What is the difference between a logistic regression and log binomial regression? I understand that the outcomes have different meanings such as in epidemiology but what is the difference between the two models? I am new to statistics and will greatly appreciate an easy to understand answer and preferably with an example.
 A: Both models are binomial generalized linear models (GLMs). The "binomial" part of that phrase means that we think the outcome $Y_i$ for each observation $i$ is generated as the result of a single weighted coin flip, 0 or 1, governed by the parameter $p_i$, which is equal to the probability of getting a 1 (i.e., $p_i = P(Y_i=1)$).

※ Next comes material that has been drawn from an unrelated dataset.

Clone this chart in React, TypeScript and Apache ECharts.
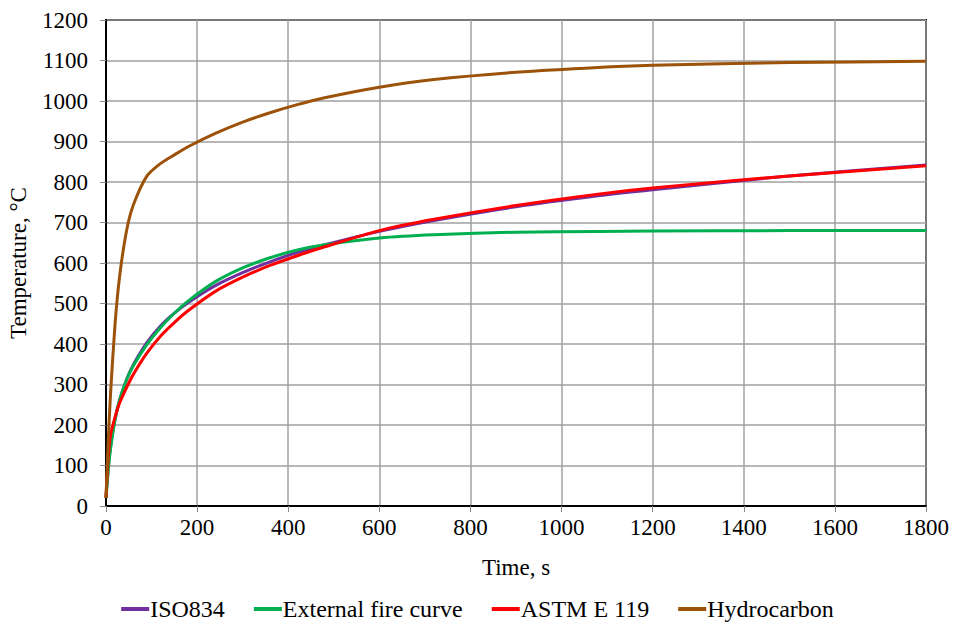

Where the models differ is in the form of the relationship between the predictors $X_i$ and $p_i$. In logistic regression, the relationship is
specified as $$
p_i=\text{expit}(X_i \beta)=\frac{1}{1+\exp(-X_i\beta)}
$$
or, equivalently,$$
\text{logit}(p_i)=\frac{p_i}{1-p_i}=X_i\beta
$$
In log-binomial regression, the relationship is specified as $$
p_i=\exp(X_i \beta)
$$
or, equivalently,
$$
\log(p_i)=X_i \beta
$$
The coefficients $\beta$ are interpreted differently between the two models. For both, it makes sense to exponentiate them. In logistic regression, $\exp(\beta_k)$ is the odds ratio corresponding to a 1-unit change in $X_k$, holding all other variables in the model constant. In log-binomial regression, $\exp(\beta_k)$ is the risk ratio corresponding to a 1-unit change in $X_k$, holding all other variables in the model constant.

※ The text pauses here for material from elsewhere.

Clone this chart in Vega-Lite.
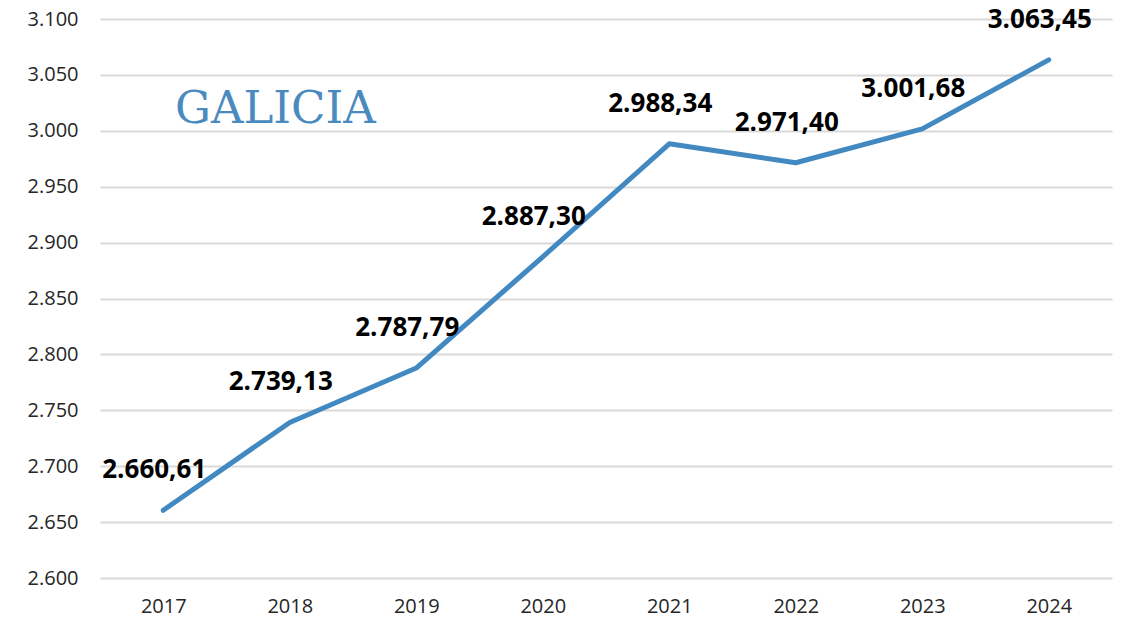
{
  "$schema": "https://vega.github.io/schema/vega-lite/v6.json",
  "width": 1012,
  "height": 559,
  "autosize": {"type": "none"},
  "padding": {"left": 100, "top": 19, "right": 10, "bottom": 42},
  "background": "white",
  "config": {
    "locale": {"number": {"decimal": ",", "thousands": ".", "grouping": [3], "currency": ["", " €"]}},
    "view": {"stroke": null},
    "font": "Open Sans"
  },
  "title": {
    "text": "GALICIA",
    "font": "DejaVu Serif",
    "fontSize": 45,
    "fontWeight": "normal",
    "color": "#4A8BBF",
    "anchor": "start",
    "frame": "group",
    "orient": "top",
    "baseline": "alphabetic",
    "offset": -161,
    "dx": 75
  },
  "data": {
    "values": [
      {"year": "2017", "value": 2660.61},
      {"year": "2018", "value": 2739.13},
      {"year": "2019", "value": 2787.79},
      {"year": "2020", "value": 2887.30},
      {"year": "2021", "value": 2988.34},
      {"year": "2022", "value": 2971.40},
      {"year": "2023", "value": 3001.68},
      {"year": "2024", "value": 3063.45}
    ]
  },
  "encoding": {
    "x": {
      "field": "year",
      "type": "ordinal",
      "scale": {"type": "point", "padding": 0.5},
      "axis": {
        "title": null,
        "labelAngle": 0,
        "labelFont": "Open Sans",
        "labelFontSize": 20,
        "labelColor": "#262626",
        "labelPadding": 18,
        "ticks": false,
        "domain": false,
        "grid": false
      }
    },
    "y": {
      "field": "value",
      "type": "quantitative",
      "scale": {"domain": [2600, 3100], "nice": false, "zero": false},
      "axis": {
        "title": null,
        "values": [2600, 2650, 2700, 2750, 2800, 2850, 2900, 2950, 3000, 3050, 3100],
        "format": ",d",
        "labelFont": "Open Sans",
        "labelFontSize": 20,
        "labelColor": "#262626",
        "labelPadding": 22,
        "ticks": false,
        "domain": false,
        "grid": true,
        "gridColor": "#D9D9D9",
        "gridWidth": 2
      }
    }
  },
  "layer": [
    {
      "mark": {"type": "line", "color": "#4189C0", "strokeWidth": 5, "strokeCap": "round", "strokeJoin": "round"}
    },
    {
      "mark": {"type": "text", "font": "Open Sans", "fontSize": 26, "fontWeight": "bold", "color": "#000000", "dy": -40, "dx": -9},
      "encoding": {
        "text": {"field": "value", "type": "quantitative", "format": ",.2f"}
      }
    }
  ]
}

Logistic regression always produces estimates of $p_i$ that are between 0 and 1. This is not true for log-binomial regression; when a model is not saturated, it is generally possible, given a set of estimated coefficients, to compute an estimate of $p_i$ that is greater than 1 (but it will always be positive). There can be numerical problems when using log-binomial regression for this reason (i.e., the model can be hard for computer programs to fit). Which model fits your data better is an empirical question, but logistic regression will almost always perform better unless there are very few 1s.
For saturated models, the two models will fit exactly the same and produce the same predicted probabilities. The log-binomial model is therefore most useful when you have a saturated model and you want to interpret a coefficient as a risk ratio, e.g., when the only predictor in your model is treatment status in a randomized trial.
See here and here for more discussions of these models.
A: They are both GLMs, and they both take the variance of the response to have a mean-variance relationship as p(1-p) with p = probability of response. The difference regards the transformation of the expected response in the GLMs. The logistic regression models the logit transformation of the p whereas log binomial models the log of the p. The exponentiated (non-intercept) coefficients for logistic regression model are interpretted as odds ratios whereas for log-binomial they are relative risk ratios. Logistic regression is valid in outcome dependent sampling like case control studies. Log-binomial models risk overfitting response probabilities to values greater than 1. They give approximately equal estimation and inference when the probaibility of response is very low.